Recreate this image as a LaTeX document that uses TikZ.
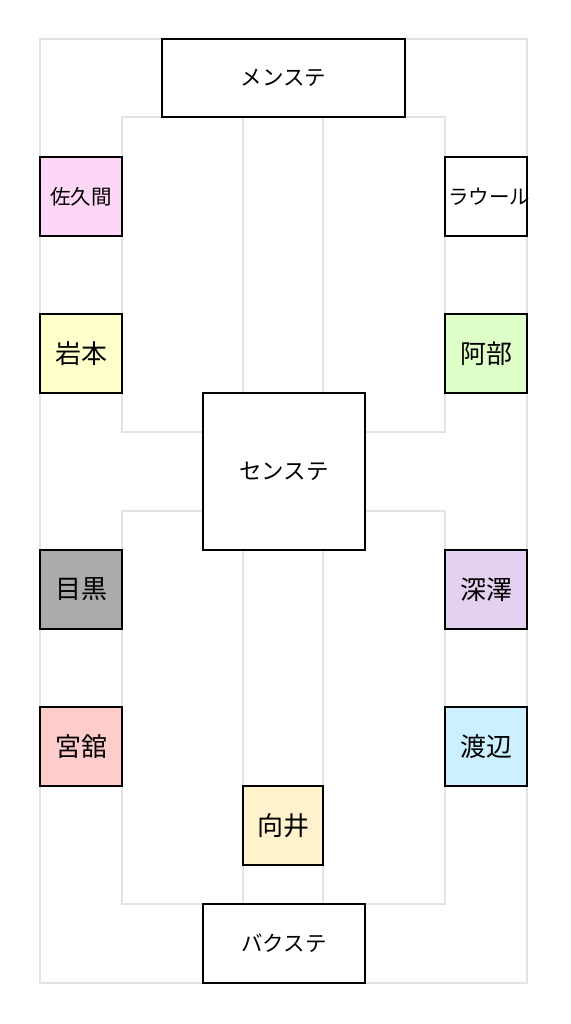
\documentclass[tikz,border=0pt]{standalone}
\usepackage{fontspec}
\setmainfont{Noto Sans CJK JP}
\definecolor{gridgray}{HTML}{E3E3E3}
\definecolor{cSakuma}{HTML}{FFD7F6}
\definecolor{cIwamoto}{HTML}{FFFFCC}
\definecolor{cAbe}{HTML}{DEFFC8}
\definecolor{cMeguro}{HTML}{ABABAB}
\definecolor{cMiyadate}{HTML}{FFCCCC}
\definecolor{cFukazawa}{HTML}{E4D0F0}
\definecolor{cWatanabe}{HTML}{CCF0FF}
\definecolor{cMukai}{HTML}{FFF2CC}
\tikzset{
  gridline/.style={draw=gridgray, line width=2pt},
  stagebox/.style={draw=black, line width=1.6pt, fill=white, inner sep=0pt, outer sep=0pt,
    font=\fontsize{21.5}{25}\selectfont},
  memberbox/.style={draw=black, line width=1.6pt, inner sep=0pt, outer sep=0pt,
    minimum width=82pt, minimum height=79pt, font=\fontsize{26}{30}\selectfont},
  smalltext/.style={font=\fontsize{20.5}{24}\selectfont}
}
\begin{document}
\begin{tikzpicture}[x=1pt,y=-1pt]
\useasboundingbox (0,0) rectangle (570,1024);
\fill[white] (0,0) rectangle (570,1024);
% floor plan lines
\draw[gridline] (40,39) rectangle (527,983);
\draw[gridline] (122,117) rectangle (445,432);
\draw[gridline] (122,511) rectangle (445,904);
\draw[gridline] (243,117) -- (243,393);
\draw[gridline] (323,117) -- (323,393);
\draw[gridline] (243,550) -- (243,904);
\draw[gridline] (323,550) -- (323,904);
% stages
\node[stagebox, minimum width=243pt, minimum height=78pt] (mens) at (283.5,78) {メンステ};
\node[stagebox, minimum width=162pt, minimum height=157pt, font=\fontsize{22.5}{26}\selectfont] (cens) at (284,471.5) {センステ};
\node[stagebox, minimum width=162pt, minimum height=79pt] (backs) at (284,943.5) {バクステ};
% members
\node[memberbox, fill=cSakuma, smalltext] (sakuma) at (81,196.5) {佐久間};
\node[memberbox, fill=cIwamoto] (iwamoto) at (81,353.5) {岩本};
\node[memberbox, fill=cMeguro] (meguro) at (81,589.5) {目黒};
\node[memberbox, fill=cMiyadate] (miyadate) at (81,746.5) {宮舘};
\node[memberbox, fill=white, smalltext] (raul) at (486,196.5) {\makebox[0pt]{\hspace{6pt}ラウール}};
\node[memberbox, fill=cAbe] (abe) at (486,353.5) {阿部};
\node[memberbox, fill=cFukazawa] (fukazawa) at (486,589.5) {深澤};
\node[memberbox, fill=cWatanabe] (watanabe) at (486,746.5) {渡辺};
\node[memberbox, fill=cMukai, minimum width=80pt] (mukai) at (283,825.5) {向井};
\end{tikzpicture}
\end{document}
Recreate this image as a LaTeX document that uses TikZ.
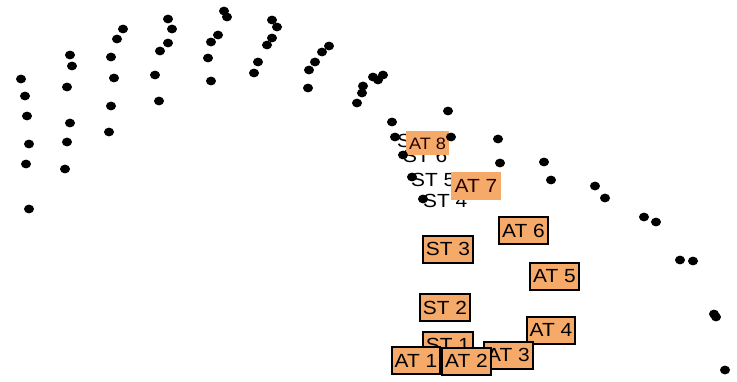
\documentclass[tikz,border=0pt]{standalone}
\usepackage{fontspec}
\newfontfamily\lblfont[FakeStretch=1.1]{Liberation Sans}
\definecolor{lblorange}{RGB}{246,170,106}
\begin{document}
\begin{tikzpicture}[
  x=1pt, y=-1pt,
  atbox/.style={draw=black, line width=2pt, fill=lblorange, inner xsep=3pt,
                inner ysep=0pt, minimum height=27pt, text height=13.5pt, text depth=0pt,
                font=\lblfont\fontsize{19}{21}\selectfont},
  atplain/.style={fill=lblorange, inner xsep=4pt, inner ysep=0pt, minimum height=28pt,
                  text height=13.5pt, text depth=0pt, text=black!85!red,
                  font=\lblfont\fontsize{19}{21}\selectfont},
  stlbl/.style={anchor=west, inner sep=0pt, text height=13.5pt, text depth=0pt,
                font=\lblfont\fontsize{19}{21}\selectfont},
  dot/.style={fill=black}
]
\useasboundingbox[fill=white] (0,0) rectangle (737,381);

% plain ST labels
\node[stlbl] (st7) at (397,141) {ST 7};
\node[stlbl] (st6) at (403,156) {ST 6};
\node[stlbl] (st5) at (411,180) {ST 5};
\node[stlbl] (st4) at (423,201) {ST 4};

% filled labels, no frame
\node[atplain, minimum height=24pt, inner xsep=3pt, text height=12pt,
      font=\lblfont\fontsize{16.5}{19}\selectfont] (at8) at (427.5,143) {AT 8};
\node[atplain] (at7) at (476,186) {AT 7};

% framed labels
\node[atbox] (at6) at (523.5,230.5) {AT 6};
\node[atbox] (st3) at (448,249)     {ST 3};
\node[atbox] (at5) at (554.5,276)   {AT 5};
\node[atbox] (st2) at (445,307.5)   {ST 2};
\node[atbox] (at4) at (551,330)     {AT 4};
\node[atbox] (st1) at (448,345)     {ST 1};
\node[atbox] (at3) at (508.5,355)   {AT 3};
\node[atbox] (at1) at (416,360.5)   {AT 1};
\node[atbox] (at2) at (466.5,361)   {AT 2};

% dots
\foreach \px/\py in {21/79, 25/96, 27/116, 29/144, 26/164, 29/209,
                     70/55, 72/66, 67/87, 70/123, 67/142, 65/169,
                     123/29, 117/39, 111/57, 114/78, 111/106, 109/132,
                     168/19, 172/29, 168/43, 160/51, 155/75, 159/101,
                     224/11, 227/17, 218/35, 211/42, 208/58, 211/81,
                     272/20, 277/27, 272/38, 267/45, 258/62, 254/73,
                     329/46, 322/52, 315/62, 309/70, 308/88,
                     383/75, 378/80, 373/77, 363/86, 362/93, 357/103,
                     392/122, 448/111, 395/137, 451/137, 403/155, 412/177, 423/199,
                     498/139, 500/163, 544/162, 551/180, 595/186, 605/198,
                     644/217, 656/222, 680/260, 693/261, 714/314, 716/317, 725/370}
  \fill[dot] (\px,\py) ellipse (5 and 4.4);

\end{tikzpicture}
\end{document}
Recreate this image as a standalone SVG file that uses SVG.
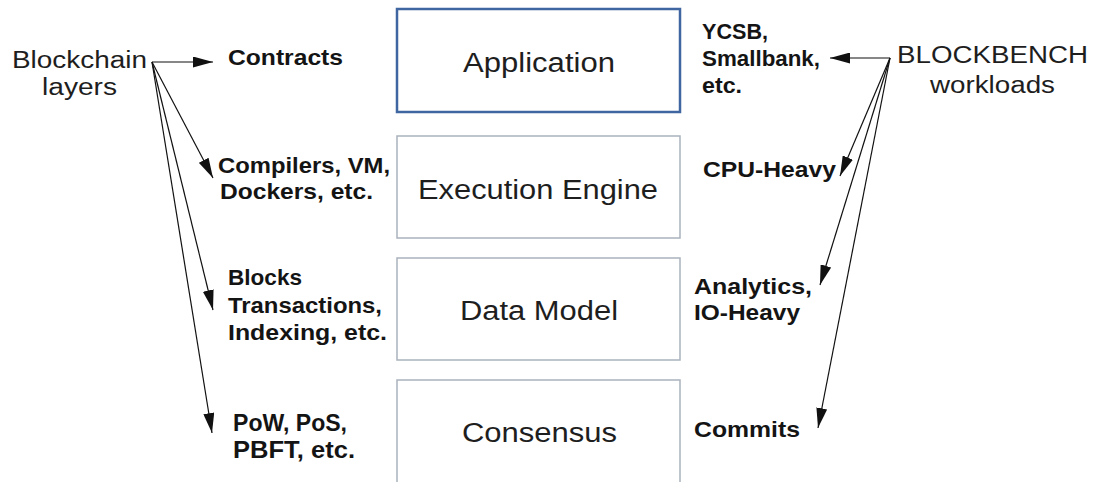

** Stated task **
Restate the whole listing above exactly, except for its images.

** Answer to the exercise **
Recreate this image as a LaTeX document that uses TikZ.
\documentclass[tikz,border=0pt]{standalone}
\usepackage{fontspec}
\setmainfont{Noto Sans CJK JP}
\definecolor{gridgray}{HTML}{E3E3E3}
\definecolor{cSakuma}{HTML}{FFD7F6}
\definecolor{cIwamoto}{HTML}{FFFFCC}
\definecolor{cAbe}{HTML}{DEFFC8}
\definecolor{cMeguro}{HTML}{ABABAB}
\definecolor{cMiyadate}{HTML}{FFCCCC}
\definecolor{cFukazawa}{HTML}{E4D0F0}
\definecolor{cWatanabe}{HTML}{CCF0FF}
\definecolor{cMukai}{HTML}{FFF2CC}
\tikzset{
  gridline/.style={draw=gridgray, line width=2pt},
  stagebox/.style={draw=black, line width=1.6pt, fill=white, inner sep=0pt, outer sep=0pt,
    font=\fontsize{21.5}{25}\selectfont},
  memberbox/.style={draw=black, line width=1.6pt, inner sep=0pt, outer sep=0pt,
    minimum width=82pt, minimum height=79pt, font=\fontsize{26}{30}\selectfont},
  smalltext/.style={font=\fontsize{20.5}{24}\selectfont}
}
\begin{document}
\begin{tikzpicture}[x=1pt,y=-1pt]
\useasboundingbox (0,0) rectangle (570,1024);
\fill[white] (0,0) rectangle (570,1024);
% floor plan lines
\draw[gridline] (40,39) rectangle (527,983);
\draw[gridline] (122,117) rectangle (445,432);
\draw[gridline] (122,511) rectangle (445,904);
\draw[gridline] (243,117) -- (243,393);
\draw[gridline] (323,117) -- (323,393);
\draw[gridline] (243,550) -- (243,904);
\draw[gridline] (323,550) -- (323,904);
% stages
\node[stagebox, minimum width=243pt, minimum height=78pt] (mens) at (283.5,78) {メンステ};
\node[stagebox, minimum width=162pt, minimum height=157pt, font=\fontsize{22.5}{26}\selectfont] (cens) at (284,471.5) {センステ};
\node[stagebox, minimum width=162pt, minimum height=79pt] (backs) at (284,943.5) {バクステ};
% members
\node[memberbox, fill=cSakuma, smalltext] (sakuma) at (81,196.5) {佐久間};
\node[memberbox, fill=cIwamoto] (iwamoto) at (81,353.5) {岩本};
\node[memberbox, fill=cMeguro] (meguro) at (81,589.5) {目黒};
\node[memberbox, fill=cMiyadate] (miyadate) at (81,746.5) {宮舘};
\node[memberbox, fill=white, smalltext] (raul) at (486,196.5) {\makebox[0pt]{\hspace{6pt}ラウール}};
\node[memberbox, fill=cAbe] (abe) at (486,353.5) {阿部};
\node[memberbox, fill=cFukazawa] (fukazawa) at (486,589.5) {深澤};
\node[memberbox, fill=cWatanabe] (watanabe) at (486,746.5) {渡辺};
\node[memberbox, fill=cMukai, minimum width=80pt] (mukai) at (283,825.5) {向井};
\end{tikzpicture}
\end{document}
Recreate this image as a LaTeX document that uses TikZ.
\documentclass[tikz,border=0pt]{standalone}
\usepackage{fontspec}
\newfontfamily\lblfont[FakeStretch=1.1]{Liberation Sans}
\definecolor{lblorange}{RGB}{246,170,106}
\begin{document}
\begin{tikzpicture}[
  x=1pt, y=-1pt,
  atbox/.style={draw=black, line width=2pt, fill=lblorange, inner xsep=3pt,
                inner ysep=0pt, minimum height=27pt, text height=13.5pt, text depth=0pt,
                font=\lblfont\fontsize{19}{21}\selectfont},
  atplain/.style={fill=lblorange, inner xsep=4pt, inner ysep=0pt, minimum height=28pt,
                  text height=13.5pt, text depth=0pt, text=black!85!red,
                  font=\lblfont\fontsize{19}{21}\selectfont},
  stlbl/.style={anchor=west, inner sep=0pt, text height=13.5pt, text depth=0pt,
                font=\lblfont\fontsize{19}{21}\selectfont},
  dot/.style={fill=black}
]
\useasboundingbox[fill=white] (0,0) rectangle (737,381);

% plain ST labels
\node[stlbl] (st7) at (397,141) {ST 7};
\node[stlbl] (st6) at (403,156) {ST 6};
\node[stlbl] (st5) at (411,180) {ST 5};
\node[stlbl] (st4) at (423,201) {ST 4};

% filled labels, no frame
\node[atplain, minimum height=24pt, inner xsep=3pt, text height=12pt,
      font=\lblfont\fontsize{16.5}{19}\selectfont] (at8) at (427.5,143) {AT 8};
\node[atplain] (at7) at (476,186) {AT 7};

% framed labels
\node[atbox] (at6) at (523.5,230.5) {AT 6};
\node[atbox] (st3) at (448,249)     {ST 3};
\node[atbox] (at5) at (554.5,276)   {AT 5};
\node[atbox] (st2) at (445,307.5)   {ST 2};
\node[atbox] (at4) at (551,330)     {AT 4};
\node[atbox] (st1) at (448,345)     {ST 1};
\node[atbox] (at3) at (508.5,355)   {AT 3};
\node[atbox] (at1) at (416,360.5)   {AT 1};
\node[atbox] (at2) at (466.5,361)   {AT 2};

% dots
\foreach \px/\py in {21/79, 25/96, 27/116, 29/144, 26/164, 29/209,
                     70/55, 72/66, 67/87, 70/123, 67/142, 65/169,
                     123/29, 117/39, 111/57, 114/78, 111/106, 109/132,
                     168/19, 172/29, 168/43, 160/51, 155/75, 159/101,
                     224/11, 227/17, 218/35, 211/42, 208/58, 211/81,
                     272/20, 277/27, 272/38, 267/45, 258/62, 254/73,
                     329/46, 322/52, 315/62, 309/70, 308/88,
                     383/75, 378/80, 373/77, 363/86, 362/93, 357/103,
                     392/122, 448/111, 395/137, 451/137, 403/155, 412/177, 423/199,
                     498/139, 500/163, 544/162, 551/180, 595/186, 605/198,
                     644/217, 656/222, 680/260, 693/261, 714/314, 716/317, 725/370}
  \fill[dot] (\px,\py) ellipse (5 and 4.4);

\end{tikzpicture}
\end{document}
Recreate this image as a standalone SVG file that uses SVG.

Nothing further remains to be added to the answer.